◆ **GIVEN PROBLEM**
Work out how many lines of the listing hold "matplotlib", then state only that count.

◆ **RECORDED INFORMATION**
- - - -
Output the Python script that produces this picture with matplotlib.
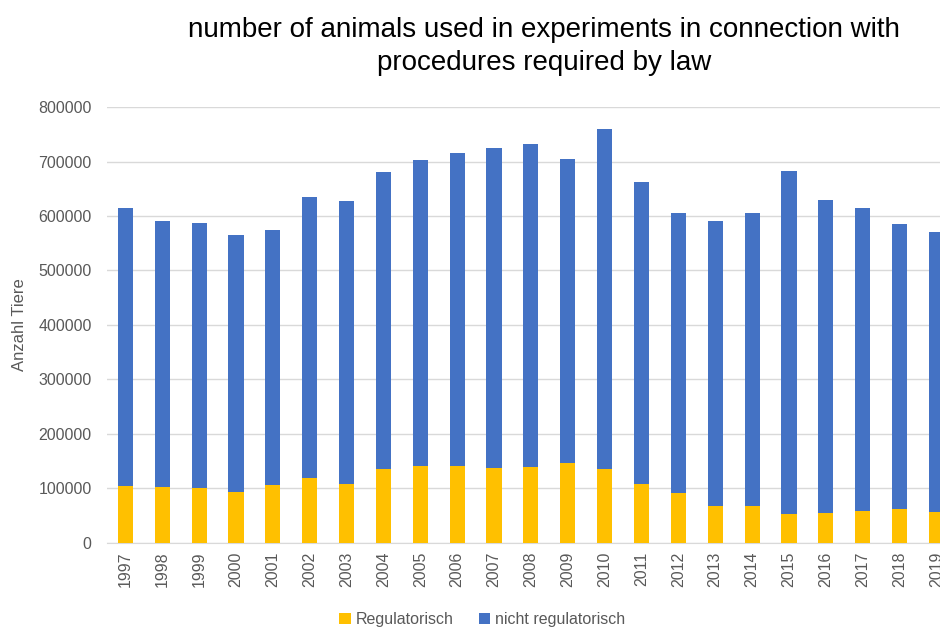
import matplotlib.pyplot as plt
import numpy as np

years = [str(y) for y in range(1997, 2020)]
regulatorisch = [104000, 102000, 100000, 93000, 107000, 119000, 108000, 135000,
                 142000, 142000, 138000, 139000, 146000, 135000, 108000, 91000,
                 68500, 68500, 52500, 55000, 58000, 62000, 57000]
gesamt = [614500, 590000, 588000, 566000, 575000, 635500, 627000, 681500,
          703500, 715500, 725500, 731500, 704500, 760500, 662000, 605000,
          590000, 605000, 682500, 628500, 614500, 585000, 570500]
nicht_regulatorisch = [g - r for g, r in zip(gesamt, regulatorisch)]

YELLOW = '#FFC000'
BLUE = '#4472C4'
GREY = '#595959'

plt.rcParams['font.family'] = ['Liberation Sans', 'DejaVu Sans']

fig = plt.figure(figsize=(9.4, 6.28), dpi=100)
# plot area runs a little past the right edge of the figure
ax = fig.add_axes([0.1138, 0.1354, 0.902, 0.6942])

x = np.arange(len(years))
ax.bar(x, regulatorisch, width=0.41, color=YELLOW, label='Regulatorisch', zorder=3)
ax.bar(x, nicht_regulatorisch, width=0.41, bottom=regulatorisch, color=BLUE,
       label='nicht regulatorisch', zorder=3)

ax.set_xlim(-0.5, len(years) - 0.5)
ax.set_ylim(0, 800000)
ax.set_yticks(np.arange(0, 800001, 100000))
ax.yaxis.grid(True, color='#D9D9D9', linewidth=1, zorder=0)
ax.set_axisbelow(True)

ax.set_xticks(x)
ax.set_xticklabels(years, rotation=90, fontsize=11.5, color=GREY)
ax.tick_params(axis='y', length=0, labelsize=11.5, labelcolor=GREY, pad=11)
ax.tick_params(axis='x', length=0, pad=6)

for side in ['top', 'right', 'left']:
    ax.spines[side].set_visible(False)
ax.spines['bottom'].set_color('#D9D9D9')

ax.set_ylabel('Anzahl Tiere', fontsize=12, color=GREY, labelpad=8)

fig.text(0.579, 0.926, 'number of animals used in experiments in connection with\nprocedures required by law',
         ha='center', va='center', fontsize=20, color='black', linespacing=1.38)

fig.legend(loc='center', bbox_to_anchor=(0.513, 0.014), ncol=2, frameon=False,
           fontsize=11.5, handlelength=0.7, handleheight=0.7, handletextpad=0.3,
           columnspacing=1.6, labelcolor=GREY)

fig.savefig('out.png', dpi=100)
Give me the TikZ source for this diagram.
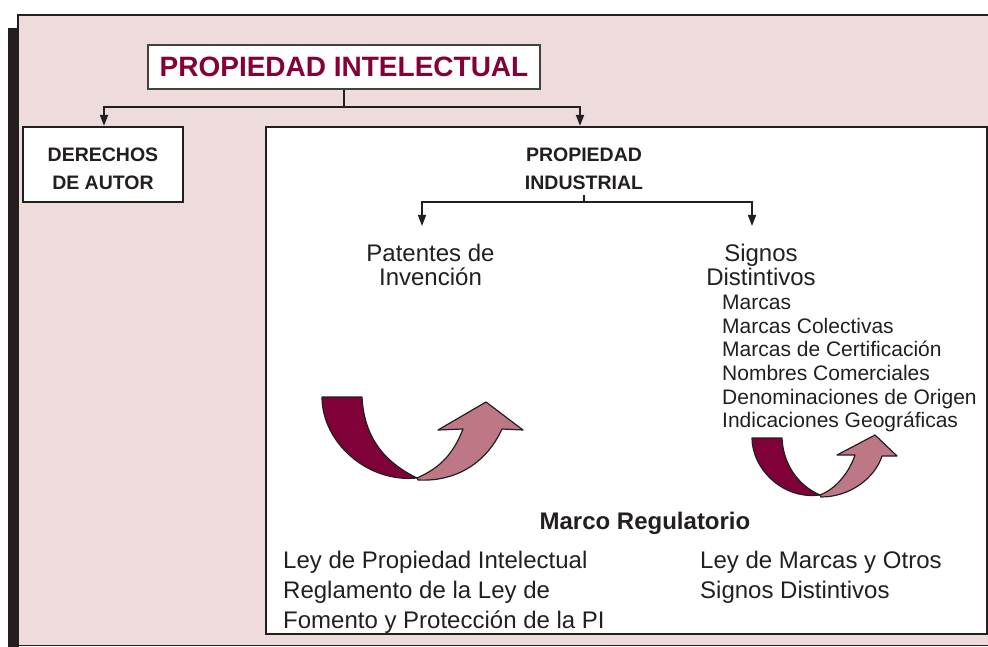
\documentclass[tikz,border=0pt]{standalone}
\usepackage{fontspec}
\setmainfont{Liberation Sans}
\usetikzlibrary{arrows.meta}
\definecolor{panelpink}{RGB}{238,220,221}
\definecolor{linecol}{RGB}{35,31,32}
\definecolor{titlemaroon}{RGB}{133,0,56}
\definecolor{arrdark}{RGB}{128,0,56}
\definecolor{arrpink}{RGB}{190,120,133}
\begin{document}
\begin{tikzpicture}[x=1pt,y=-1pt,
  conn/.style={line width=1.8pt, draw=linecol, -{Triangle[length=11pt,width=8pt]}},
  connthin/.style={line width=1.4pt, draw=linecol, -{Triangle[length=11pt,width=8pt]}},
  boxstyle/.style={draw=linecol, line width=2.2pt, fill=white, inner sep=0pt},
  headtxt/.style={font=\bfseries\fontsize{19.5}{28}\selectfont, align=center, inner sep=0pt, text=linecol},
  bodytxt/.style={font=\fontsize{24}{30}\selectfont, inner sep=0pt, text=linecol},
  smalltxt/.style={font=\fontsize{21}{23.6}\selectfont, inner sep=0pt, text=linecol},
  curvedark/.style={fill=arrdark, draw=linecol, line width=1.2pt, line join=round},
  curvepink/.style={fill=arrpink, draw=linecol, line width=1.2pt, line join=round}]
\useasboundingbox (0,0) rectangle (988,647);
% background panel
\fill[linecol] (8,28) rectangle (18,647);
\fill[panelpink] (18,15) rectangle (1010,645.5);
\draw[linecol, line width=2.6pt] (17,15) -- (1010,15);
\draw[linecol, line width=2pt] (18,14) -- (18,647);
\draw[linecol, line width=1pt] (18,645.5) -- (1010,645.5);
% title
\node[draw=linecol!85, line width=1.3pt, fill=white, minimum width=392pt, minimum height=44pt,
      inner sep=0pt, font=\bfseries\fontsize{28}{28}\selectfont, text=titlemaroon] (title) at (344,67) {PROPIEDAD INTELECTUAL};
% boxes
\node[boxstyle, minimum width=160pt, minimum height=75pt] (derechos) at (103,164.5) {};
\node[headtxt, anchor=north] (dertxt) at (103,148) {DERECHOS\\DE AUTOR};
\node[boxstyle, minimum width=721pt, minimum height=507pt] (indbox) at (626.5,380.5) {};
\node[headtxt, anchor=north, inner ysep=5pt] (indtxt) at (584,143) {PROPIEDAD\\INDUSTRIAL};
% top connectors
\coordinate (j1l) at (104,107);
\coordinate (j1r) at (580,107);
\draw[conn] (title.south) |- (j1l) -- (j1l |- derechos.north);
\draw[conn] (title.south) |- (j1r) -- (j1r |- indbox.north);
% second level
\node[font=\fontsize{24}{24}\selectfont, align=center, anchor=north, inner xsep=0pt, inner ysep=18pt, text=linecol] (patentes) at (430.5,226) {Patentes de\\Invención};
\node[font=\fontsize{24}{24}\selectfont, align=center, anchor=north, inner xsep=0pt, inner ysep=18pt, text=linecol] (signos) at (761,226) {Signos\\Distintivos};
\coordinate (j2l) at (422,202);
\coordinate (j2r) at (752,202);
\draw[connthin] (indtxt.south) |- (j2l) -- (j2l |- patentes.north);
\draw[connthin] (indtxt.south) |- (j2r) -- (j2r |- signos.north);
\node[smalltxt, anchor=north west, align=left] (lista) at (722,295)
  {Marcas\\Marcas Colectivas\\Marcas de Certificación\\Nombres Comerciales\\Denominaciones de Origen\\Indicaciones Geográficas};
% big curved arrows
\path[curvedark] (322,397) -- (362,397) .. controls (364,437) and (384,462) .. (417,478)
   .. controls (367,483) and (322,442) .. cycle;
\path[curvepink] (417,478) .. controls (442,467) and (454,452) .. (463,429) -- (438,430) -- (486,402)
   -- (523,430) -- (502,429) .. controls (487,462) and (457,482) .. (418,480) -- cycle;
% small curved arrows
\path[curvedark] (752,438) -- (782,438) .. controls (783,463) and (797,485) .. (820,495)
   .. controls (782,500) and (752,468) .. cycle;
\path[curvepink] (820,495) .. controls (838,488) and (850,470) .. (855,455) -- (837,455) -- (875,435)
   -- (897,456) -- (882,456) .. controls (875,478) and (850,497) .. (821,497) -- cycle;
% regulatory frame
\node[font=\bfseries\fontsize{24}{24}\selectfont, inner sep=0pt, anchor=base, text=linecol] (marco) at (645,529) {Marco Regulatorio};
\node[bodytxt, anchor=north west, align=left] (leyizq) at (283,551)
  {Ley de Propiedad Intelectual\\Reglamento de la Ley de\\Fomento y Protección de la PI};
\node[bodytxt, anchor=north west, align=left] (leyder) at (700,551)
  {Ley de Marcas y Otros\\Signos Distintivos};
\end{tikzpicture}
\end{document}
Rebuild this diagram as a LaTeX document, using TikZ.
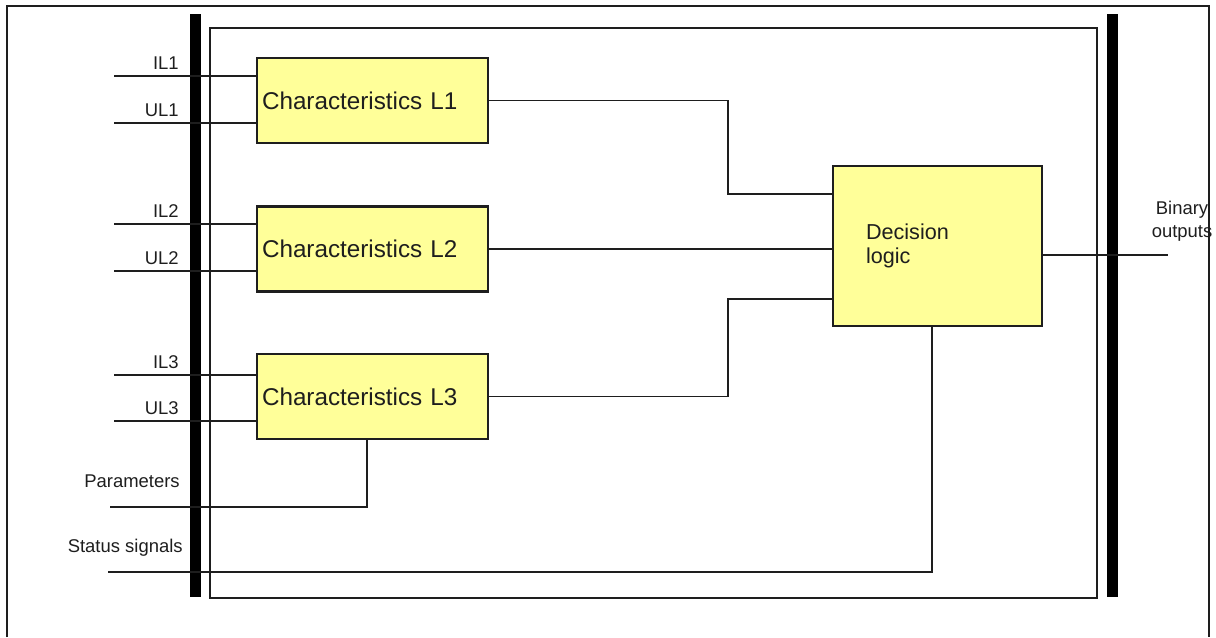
- - - -
◆ **WRITTEN SOLUTION**
2